(SHORT TASK) Starting at the line that contains "What D3.js code" and stopping at the line that contains "const tickCount = 18;", transcribe every line of the material below exactly; pictures stay out.

(AVAILABLE DATA)
═══

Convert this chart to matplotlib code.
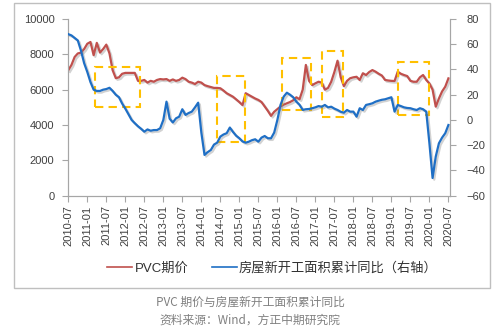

═══

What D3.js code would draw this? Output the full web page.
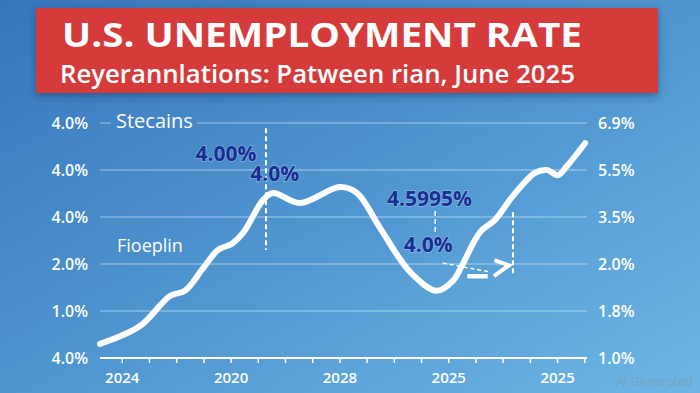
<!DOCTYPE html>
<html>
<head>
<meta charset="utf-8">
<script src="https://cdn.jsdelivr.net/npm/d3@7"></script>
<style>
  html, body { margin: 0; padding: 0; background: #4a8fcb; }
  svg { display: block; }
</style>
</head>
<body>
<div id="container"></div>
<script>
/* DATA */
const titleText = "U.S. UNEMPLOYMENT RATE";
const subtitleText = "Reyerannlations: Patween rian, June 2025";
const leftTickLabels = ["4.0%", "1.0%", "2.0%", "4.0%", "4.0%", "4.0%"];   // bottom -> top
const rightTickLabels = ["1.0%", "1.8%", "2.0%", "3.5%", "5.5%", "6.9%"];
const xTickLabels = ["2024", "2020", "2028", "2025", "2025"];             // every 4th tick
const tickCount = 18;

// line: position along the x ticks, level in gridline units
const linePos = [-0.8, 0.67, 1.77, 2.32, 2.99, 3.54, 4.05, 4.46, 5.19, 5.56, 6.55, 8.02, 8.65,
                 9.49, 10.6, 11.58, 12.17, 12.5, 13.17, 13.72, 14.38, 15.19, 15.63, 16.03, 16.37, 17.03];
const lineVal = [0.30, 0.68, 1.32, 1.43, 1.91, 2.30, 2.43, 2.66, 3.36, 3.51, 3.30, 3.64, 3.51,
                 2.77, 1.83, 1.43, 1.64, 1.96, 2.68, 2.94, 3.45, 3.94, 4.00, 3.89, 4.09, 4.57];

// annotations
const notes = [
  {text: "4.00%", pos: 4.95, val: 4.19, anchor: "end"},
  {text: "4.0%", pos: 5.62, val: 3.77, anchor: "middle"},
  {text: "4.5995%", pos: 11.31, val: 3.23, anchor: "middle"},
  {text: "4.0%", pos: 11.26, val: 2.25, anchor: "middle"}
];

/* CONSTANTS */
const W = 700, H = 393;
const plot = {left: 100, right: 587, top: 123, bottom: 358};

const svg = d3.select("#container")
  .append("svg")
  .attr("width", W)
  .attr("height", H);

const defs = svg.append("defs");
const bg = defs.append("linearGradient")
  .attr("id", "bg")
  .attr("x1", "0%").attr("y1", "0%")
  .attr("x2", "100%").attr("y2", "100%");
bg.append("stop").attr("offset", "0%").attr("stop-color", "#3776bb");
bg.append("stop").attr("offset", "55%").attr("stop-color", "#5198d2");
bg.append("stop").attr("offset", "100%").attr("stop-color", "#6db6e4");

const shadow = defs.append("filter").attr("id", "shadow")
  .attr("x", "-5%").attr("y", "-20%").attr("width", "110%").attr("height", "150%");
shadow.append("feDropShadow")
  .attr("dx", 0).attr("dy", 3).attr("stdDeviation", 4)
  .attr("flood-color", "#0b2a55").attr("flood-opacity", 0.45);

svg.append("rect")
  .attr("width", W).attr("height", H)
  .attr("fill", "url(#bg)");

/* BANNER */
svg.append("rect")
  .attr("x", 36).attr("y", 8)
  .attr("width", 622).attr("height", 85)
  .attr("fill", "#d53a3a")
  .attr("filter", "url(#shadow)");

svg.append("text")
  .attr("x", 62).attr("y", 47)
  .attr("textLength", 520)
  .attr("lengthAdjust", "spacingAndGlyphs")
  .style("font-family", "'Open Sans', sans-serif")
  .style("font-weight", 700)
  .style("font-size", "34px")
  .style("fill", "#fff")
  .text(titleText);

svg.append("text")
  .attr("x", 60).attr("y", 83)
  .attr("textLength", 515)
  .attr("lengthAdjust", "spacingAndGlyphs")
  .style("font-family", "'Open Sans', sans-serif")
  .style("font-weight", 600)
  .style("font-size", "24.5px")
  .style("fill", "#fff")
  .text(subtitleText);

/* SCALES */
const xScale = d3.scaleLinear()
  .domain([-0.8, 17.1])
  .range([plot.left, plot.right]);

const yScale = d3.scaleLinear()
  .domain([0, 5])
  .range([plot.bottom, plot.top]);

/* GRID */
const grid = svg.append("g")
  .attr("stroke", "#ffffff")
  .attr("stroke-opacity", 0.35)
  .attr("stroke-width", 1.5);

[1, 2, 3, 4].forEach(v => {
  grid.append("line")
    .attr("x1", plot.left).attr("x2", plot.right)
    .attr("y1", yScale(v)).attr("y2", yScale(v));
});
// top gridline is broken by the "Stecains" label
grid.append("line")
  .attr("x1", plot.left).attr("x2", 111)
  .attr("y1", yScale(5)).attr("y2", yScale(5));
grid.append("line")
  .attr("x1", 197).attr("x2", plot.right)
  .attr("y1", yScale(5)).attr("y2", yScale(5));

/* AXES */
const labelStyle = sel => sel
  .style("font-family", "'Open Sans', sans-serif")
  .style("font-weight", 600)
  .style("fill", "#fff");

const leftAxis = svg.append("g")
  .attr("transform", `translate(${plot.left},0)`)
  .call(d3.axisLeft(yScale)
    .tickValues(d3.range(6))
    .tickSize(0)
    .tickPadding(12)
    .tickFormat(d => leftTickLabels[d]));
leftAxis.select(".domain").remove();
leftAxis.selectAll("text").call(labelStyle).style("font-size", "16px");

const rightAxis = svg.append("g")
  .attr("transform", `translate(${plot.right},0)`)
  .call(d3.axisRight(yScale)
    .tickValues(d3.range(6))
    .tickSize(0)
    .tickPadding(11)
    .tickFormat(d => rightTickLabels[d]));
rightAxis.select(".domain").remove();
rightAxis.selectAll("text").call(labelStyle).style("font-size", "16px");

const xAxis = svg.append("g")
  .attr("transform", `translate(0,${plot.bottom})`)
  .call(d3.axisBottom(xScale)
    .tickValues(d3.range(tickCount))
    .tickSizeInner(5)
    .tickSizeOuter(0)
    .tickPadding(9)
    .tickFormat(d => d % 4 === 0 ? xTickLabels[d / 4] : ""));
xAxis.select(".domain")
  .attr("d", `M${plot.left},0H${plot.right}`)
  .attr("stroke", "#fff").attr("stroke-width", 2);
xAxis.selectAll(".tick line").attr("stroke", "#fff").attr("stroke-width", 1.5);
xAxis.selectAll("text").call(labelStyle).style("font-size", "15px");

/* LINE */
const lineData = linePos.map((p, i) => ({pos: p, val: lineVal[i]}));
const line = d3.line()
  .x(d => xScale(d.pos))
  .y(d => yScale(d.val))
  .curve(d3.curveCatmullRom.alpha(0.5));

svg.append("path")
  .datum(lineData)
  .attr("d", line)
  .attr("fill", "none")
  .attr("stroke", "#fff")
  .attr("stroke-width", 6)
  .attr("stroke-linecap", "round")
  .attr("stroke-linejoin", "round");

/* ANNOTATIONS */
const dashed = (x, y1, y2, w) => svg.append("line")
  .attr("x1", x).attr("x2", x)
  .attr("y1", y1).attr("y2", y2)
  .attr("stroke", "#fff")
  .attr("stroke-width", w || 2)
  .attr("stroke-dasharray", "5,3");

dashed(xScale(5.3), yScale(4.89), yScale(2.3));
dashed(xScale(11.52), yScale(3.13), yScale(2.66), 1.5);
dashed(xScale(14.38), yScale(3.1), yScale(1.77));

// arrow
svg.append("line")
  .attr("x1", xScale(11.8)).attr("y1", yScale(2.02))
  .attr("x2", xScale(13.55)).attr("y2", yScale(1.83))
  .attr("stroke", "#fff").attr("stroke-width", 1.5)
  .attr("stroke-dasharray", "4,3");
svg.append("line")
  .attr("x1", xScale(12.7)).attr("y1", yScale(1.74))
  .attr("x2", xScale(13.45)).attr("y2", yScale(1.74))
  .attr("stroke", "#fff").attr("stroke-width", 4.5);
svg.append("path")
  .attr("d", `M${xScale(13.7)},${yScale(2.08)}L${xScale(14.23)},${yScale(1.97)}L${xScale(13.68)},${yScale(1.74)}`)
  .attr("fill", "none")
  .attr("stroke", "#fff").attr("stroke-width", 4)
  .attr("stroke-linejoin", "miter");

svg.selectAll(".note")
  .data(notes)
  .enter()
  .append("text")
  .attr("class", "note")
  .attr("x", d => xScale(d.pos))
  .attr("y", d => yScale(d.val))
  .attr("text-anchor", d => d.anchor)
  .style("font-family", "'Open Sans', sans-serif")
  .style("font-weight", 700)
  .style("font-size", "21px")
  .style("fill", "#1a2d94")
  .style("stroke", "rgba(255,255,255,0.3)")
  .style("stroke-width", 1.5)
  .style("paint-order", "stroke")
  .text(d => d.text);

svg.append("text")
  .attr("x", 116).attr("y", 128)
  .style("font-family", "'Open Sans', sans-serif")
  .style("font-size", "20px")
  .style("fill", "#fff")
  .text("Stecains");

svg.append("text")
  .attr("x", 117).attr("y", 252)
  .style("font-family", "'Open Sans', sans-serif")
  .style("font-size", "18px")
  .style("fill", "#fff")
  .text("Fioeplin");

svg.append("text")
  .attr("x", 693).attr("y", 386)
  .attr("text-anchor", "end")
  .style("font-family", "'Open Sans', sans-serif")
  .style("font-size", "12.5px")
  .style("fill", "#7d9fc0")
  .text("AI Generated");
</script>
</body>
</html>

═══

(TASK ANSWER)
What D3.js code would draw this? Output the full web page.
<!DOCTYPE html>
<html>
<head>
<meta charset="utf-8">
<script src="https://cdn.jsdelivr.net/npm/d3@7"></script>
<style>
  html, body { margin: 0; padding: 0; background: #4a8fcb; }
  svg { display: block; }
</style>
</head>
<body>
<div id="container"></div>
<script>
/* DATA */
const titleText = "U.S. UNEMPLOYMENT RATE";
const subtitleText = "Reyerannlations: Patween rian, June 2025";
const leftTickLabels = ["4.0%", "1.0%", "2.0%", "4.0%", "4.0%", "4.0%"];   // bottom -> top
const rightTickLabels = ["1.0%", "1.8%", "2.0%", "3.5%", "5.5%", "6.9%"];
const xTickLabels = ["2024", "2020", "2028", "2025", "2025"];             // every 4th tick
const tickCount = 18;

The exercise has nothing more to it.